Oct. 15 (UPI) -- The National Institutes of Health said Tuesday that researchers have found a new drug that can reduce liver fat and prevent progression of liver fibrosis in people with HIV.
Non-alcoholic fatty liver disease is a growing cause of serious liver problems in HIV-positive people with 25 percent of HIV-positive people impacted, according to a report released earlier this year.
The National Institute of Allergy and Infectious Diseases and the National Cancer Institute, both part of the NIH, conducted the new study with researchers from Massachusetts General Hospital in Boston.
The injectable hormone tesamorelin reduces liver fat in HIV-positive people, the NIH researchers and MGH colleagues reported, adding the drug also prevents liver fibrosis and scarring.
"Many people living with HIV have overcome significant obstacles to live longer, healthier lives, though many still experience liver disease," NIAID Director Anthony Fauci said in an NIH press release. "It is encouraging that tesamorelin, a drug already approved to treat other complications of HIV, may be effective in addressing non-alcoholic fatty liver disease."
The ectopic fat accumulates in the liver causing NAFLD, and the visceral fat increases cardiovascular and type 2 diabetes risk. Grinspoon originally developed testamorelin with his colleagues to burn excess abdominal fat in people living with HIV by triggering production of growth hormone.
"People with HIV who develop significant deposits of visceral fat have disturbed production of growth hormone (GH)," Grinspoon, "who first identified the phenomenon," explained in statement. "GH oxidizes or 'burns,' visceral fat."
Researchers studied 61 men and women with HIV and NAFLD to find out if tesarmorelin could also reduce liver fat and other signs of NAFLD.

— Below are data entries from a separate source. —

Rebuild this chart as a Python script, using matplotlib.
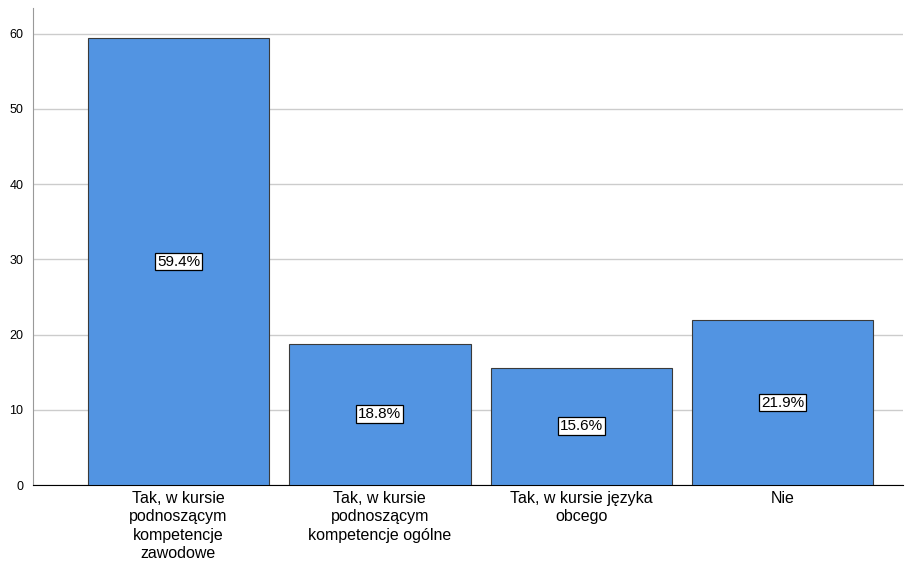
import matplotlib
matplotlib.use("Agg")
import matplotlib.pyplot as plt

categories = ["Tak, w kursie\npodnoszącym\nkompetencje\nzawodowe",
              "Tak, w kursie\npodnoszącym\nkompetencje ogólne",
              "Tak, w kursie języka\nobcego",
              "Nie"]
values = [59.4, 18.8, 15.6, 21.9]
labels = ["59.4%", "18.8%", "15.6%", "21.9%"]
yticks = [0, 10, 20, 30, 40, 50, 60]

plt.rcParams['font.family'] = ['Liberation Sans', 'DejaVu Sans']

fig = plt.figure(figsize=(9.17, 5.66), dpi=100)
ax = fig.add_axes([33/917, 81/566, 870/917, 477/566])

x = list(range(len(values)))
bars = ax.bar(x, values, width=0.9, color='#5294E2', edgecolor='#3a3a3a', linewidth=0.8, zorder=3)
for xi, v, lab in zip(x, values, labels):
    ax.text(xi, v/2, lab, ha='center', va='center', fontsize=11, zorder=4,
            bbox=dict(boxstyle='square,pad=0.12', fc='white', ec='black', lw=0.9))

ax.set_xlim(-0.722, 3.597)
ax.set_ylim(0, 63.4)
ax.set_yticks(yticks)
ax.set_yticklabels([str(t) for t in yticks], fontsize=9)
ax.set_xticks(x)
ax.set_xticklabels(categories, fontsize=11.5, linespacing=1.3, va='top')
ax.tick_params(axis='x', length=0, pad=4)
ax.tick_params(axis='y', length=0, pad=7)
ax.yaxis.grid(True, color='#cccccc', linewidth=1, zorder=0)
ax.set_axisbelow(True)
for s in ['top', 'right']:
    ax.spines[s].set_visible(False)
ax.spines['left'].set_color('#999999')
ax.spines['bottom'].set_color('black')

fig.savefig("out.png", dpi=100)
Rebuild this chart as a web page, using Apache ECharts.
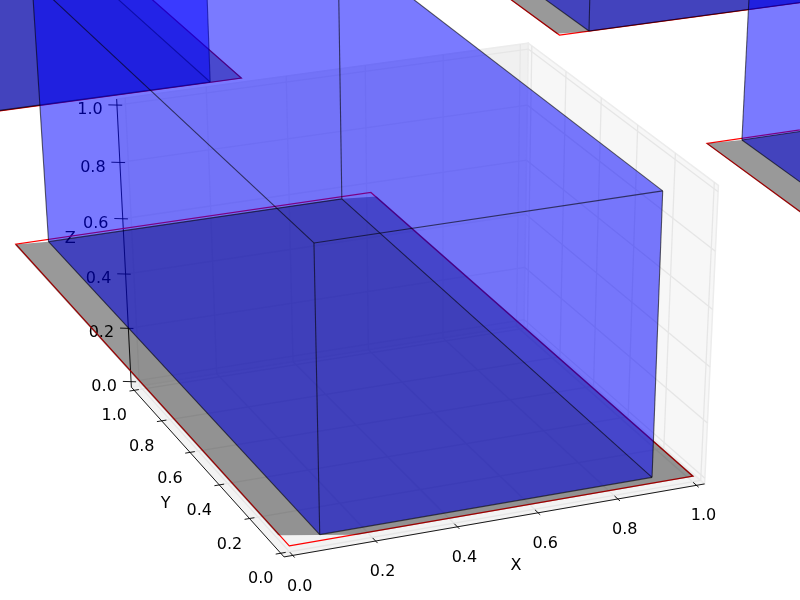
<!DOCTYPE html><html><head><meta charset="utf-8"><style>html,body{margin:0;background:#fff}#c{width:800px;height:600px}</style>
<script src="https://cdn.jsdelivr.net/npm/echarts@6/dist/echarts.min.js"></script></head><body><div id="c"></div><script>
// Data: one entry per plane / bar unit
const planeX=[0,2,2,0];
const planeY=[3,3,0,0];
const planeSizeX=1;
const planeSizeY=2;
const barX0=[0.09,0.096,0.101,0.085];
const barX1=[0.906,0.91,0.91,0.91];
const barY0=[0.003,0.001,0.03,0.03];
const barY1=[1.985,1.985,1.988,1.985];
const barHeight=1;
const shadeCutX=[0.03,0.096,0.164,0.164];
const shadeCutY=[0.01,0.015,0.062,0.062];
const xTicks=[0,0.2,0.4,0.6,0.8,1];
const yTicks=[0,0.2,0.4,0.6,0.8,1];
const zTicks=[0,0.2,0.4,0.6,0.8,1];
const tickLabels=['0.0','0.2','0.4','0.6','0.8','1.0'];
// Camera fitted to the picture (3D -> page pixels)
const CAM=[[426.3993,-135.4269,-20.969,289.2582],[-54.0472,-130.5548,-304.9382,545.9342],[0.032945,0.083122,-0.048246,1]];
const pad=1/48, lo=-pad, hi=1+pad;
const FONT='"DejaVu Sans"', FS=16;
function proj(x,y,z){const w=CAM[2][0]*x+CAM[2][1]*y+CAM[2][2]*z+1;
 return [(CAM[0][0]*x+CAM[0][1]*y+CAM[0][2]*z+CAM[0][3])/w,(CAM[1][0]*x+CAM[1][1]*y+CAM[1][2]*z+CAM[1][3])/w];}
function P(api,a){return api.coord(proj(a[0],a[1],a[2]));}
function poly(api,pts,style){return {type:'polygon',shape:{points:pts.map(q=>P(api,q))},style};}
function seg(api,a,b,stroke,w){const A=P(api,a),B=P(api,b);return {type:'line',shape:{x1:A[0],y1:A[1],x2:B[0],y2:B[1]},style:{stroke,lineWidth:w,fill:null}};}
function txt(api,a,dx,dy,s){const A=P(api,a);return {type:'text',x:A[0]+dx,y:A[1]+dy,style:{text:s,font:FS+'px '+FONT,fill:'#000',align:'center',verticalAlign:'middle'}};}

function frame(params,api){
 const ch=[];
 ch.push(poly(api,[[lo,lo,lo],[hi,lo,lo],[hi,hi,lo],[lo,hi,lo]],{fill:'#f3f3f3',stroke:'#ececec',lineWidth:1}));
 ch.push(poly(api,[[lo,hi,lo],[hi,hi,lo],[hi,hi,hi],[lo,hi,hi]],{fill:'#f0f0f0',stroke:'#ececec',lineWidth:1.5}));
 ch.push(poly(api,[[hi,lo,lo],[hi,hi,lo],[hi,hi,hi],[hi,lo,hi]],{fill:'#f7f7f7',stroke:'#ececec',lineWidth:1.5}));
 const g='#e6e6e6', gw=1.3;
 xTicks.forEach(t=>{ch.push(seg(api,[t,lo,lo],[t,hi,lo],g,gw));ch.push(seg(api,[t,hi,lo],[t,hi,hi],g,gw));});
 yTicks.forEach(t=>{ch.push(seg(api,[lo,t,lo],[hi,t,lo],g,gw));ch.push(seg(api,[hi,t,lo],[hi,t,hi],g,gw));});
 zTicks.forEach(t=>{ch.push(seg(api,[lo,hi,t],[hi,hi,t],g,gw));ch.push(seg(api,[hi,hi,t],[hi,lo,t],g,gw));});
 const k='#000';
 ch.push(seg(api,[lo,lo,lo],[hi,lo,lo],k,0.9));
 ch.push(seg(api,[lo,lo,lo],[lo,hi,lo],k,0.9));
 ch.push(seg(api,[lo,hi,lo],[lo,hi,hi],k,0.9));
 xTicks.forEach((t,i)=>{ch.push(seg(api,[t,lo-0.012,lo],[t,lo+0.018,lo],k,0.9));ch.push(txt(api,[t,lo,lo],7,31,tickLabels[i]));});
 yTicks.forEach((t,i)=>{ch.push(seg(api,[lo-0.012,t,lo],[lo+0.012,t,lo],k,0.9));ch.push(txt(api,[lo,t,lo],-20,26,tickLabels[i]));});
 zTicks.forEach((t,i)=>{ch.push(seg(api,[lo-0.018,hi+0.009,t],[lo+0.011,hi-0.0055,t],k,0.9));ch.push(txt(api,[lo,hi,t],-27,5,tickLabels[i]));});
 ch.push(txt(api,[0.5,lo,lo],18,46,'X'));
 ch.push(txt(api,[lo,0.5,lo],-39,35,'Y'));
 ch.push(txt(api,[lo,hi,0.5],-54,-8,'Z'));
 return {type:'group',children:ch};
}
function unit(params,api){
 const i=params.dataIndex, ox=api.value(0), oy=api.value(1), ch=[];
 const q=(x,y,z)=>[ox+x,oy+y,z];
 const x0=barX0[i],x1=barX1[i],y0=barY0[i],y1=barY1[i],h=barHeight,o=0.003;
 ch.push(poly(api,[q(0,0,0),q(planeSizeX,0,0),q(planeSizeX,planeSizeY,0),q(0,planeSizeY,0)],{fill:'none',stroke:'#ff0000',lineWidth:1.2}));
 ch.push(poly(api,[q(-o,planeSizeY,0),q(x0,y1,0),q(x1,y1,0),q(planeSizeX+o,y1-0.02,0),q(planeSizeX+o,-o,0),q(shadeCutX[i],-o,0),q(-o,shadeCutY[i],0)],{fill:'rgba(0,0,0,0.4)'}));
 ch.push(poly(api,[q(x0,y0,0),q(x1,y0,0),q(x1,y0,h),q(x1,y1,h),q(x0,y1,h),q(x0,y1,0)],{fill:'rgba(0,0,255,0.52)'}));
 ch.push(poly(api,[q(x0,y0,0),q(x1,y0,0),q(x1,y1,0),q(x0,y1,0)],{fill:'rgba(0,0,0,0.08)'}));
 const e='rgba(0,0,0,0.6)';
 [[x0,y0,x1,y0],[x1,y0,x1,y1],[x1,y1,x0,y1],[x0,y1,x0,y0]].forEach(s=>{
  ch.push(seg(api,q(s[0],s[1],0),q(s[2],s[3],0),e,1.1));
  ch.push(seg(api,q(s[0],s[1],h),q(s[2],s[3],h),e,1.1));
  ch.push(seg(api,q(s[0],s[1],0),q(s[0],s[1],h),e,1.1));
 });
 return {type:'group',children:ch};
}
const chart=echarts.init(document.getElementById('c'),null,{renderer:'canvas',width:800,height:600});
chart.setOption({
 animation:false,backgroundColor:'#fff',
 grid:{left:0,right:0,top:0,bottom:0},
 xAxis:{type:'value',min:0,max:800,show:false},
 yAxis:{type:'value',min:0,max:600,inverse:true,show:false},
 series:[
  {type:'custom',coordinateSystem:'cartesian2d',clip:false,silent:true,z:1,data:[[0]],renderItem:frame,encode:{x:[],y:[]}},
  {type:'custom',coordinateSystem:'cartesian2d',clip:false,silent:true,z:2,data:planeX.map((x,i)=>[x,planeY[i]]),renderItem:unit,encode:{x:[],y:[]}}
 ]
});
</script></body></html>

In the study, "for more than one in three subjects given the drug (35 percent), liver fat was reduced to below the threshold for NAFLD," compared with 4 percent who had a placebo, the agency said.
The drug also slowed fibrosis progression with just two people given the drug having advanced fibrosis compared to nine given a placebo.
The study was published online Friday on The Lancet HIV.